EXERCISE DESCRIPTION:
Retype nothing but the lines from the start of the material up to and including the line with "import * as". Pictures don't belong in the copy.

RECORDED INFORMATION:
--

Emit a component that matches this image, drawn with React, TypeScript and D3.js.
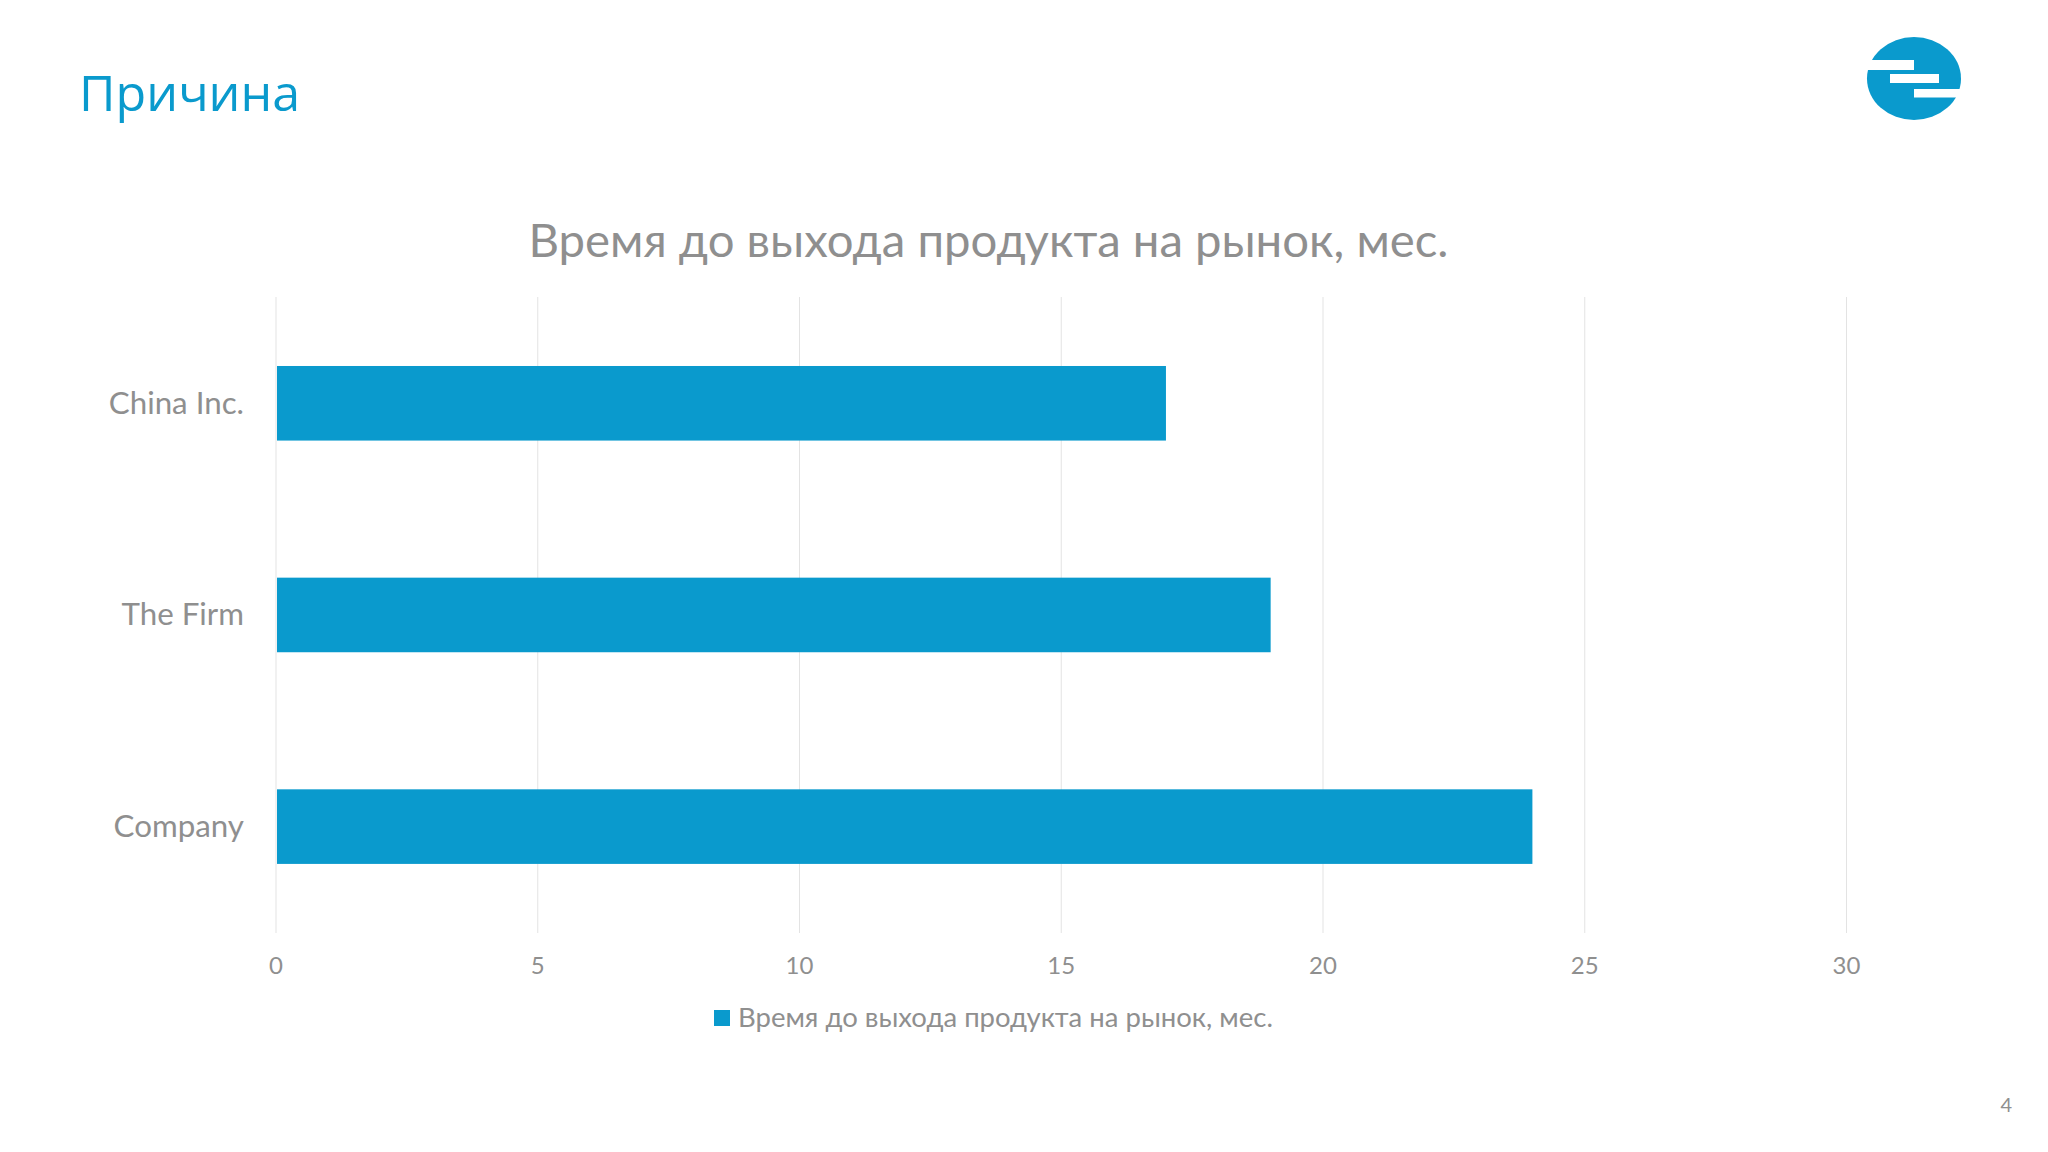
import React from "react";
import * as d3 from "d3";

const categories = ["China Inc.", "The Firm", "Company"];
const months = [17, 19, 24];
const xTicks = [0, 5, 10, 15, 20, 25, 30];
const heading = "Причина";
const chartTitle = "Время до выхода продукта на рынок, мес.";
const pageNumber = "4";

const BLUE = "#0a9acd";
const GREY = "#8f8f8f";
const FONT = "Lato, 'Noto Sans', sans-serif";

export default function App() {
  const x = d3.scaleLinear().domain([0, 30]).range([276, 1846.5]);
  const y = d3.scaleBand<string>().domain(categories).range([297.2, 932.2]).paddingInner(0.65).paddingOuter(0.325);
  return (
    <svg width={2048} height={1152} viewBox="0 0 2048 1152" style={{ position: "absolute", left: 0, top: 0, background: "#fff" }}>
      <text x={79} y={111} fontFamily="'Open Sans', sans-serif" fontSize={50.2} fill={BLUE}>{heading}</text>

      <g>
        <ellipse cx={1914} cy={78.5} rx={47} ry={41.5} fill={BLUE} />
        <rect x={1860} y={60} width={54} height={10} fill="#fff" />
        <rect x={1890} y={74} width={49} height={9} fill="#fff" />
        <rect x={1914} y={89} width={50} height={8.5} fill="#fff" />
      </g>

      <text x={988.5} y={257} textAnchor="middle" fontFamily={FONT} fontSize={47.3} fill={GREY}>{chartTitle}</text>

      {xTicks.map((t) => (
        <g key={t}>
          <line x1={x(t)} x2={x(t)} y1={297} y2={933} stroke="#e3e3e3" strokeWidth={1} />
          <text x={x(t)} y={973.5} textAnchor="middle" fontFamily={FONT} fontSize={24} fill={GREY}>{t}</text>
        </g>
      ))}

      {categories.map((c, i) => (
        <g key={c}>
          <rect x={x(0) + 1} y={y(c)!} width={x(months[i]) - x(0) - 1} height={y.bandwidth() + 0.5} fill={BLUE} />
          <text x={244} y={y(c)! + y.bandwidth() / 2 + 10.5} textAnchor="end" fontFamily={FONT} fontSize={31.3} fill={GREY}>{c}</text>
        </g>
      ))}

      <rect x={714} y={1010} width={16} height={16} fill={BLUE} />
      <text x={738} y={1027} fontFamily={FONT} fontSize={27.5} fill={GREY}>{chartTitle}</text>

      <text x={2012} y={1112} textAnchor="end" fontFamily={FONT} fontSize={20} fill={GREY}>{pageNumber}</text>
    </svg>
  );
}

--

EXERCISE RESULT:
Emit a component that matches this image, drawn with React, TypeScript and D3.js.
import React from "react";
import * as d3 from "d3";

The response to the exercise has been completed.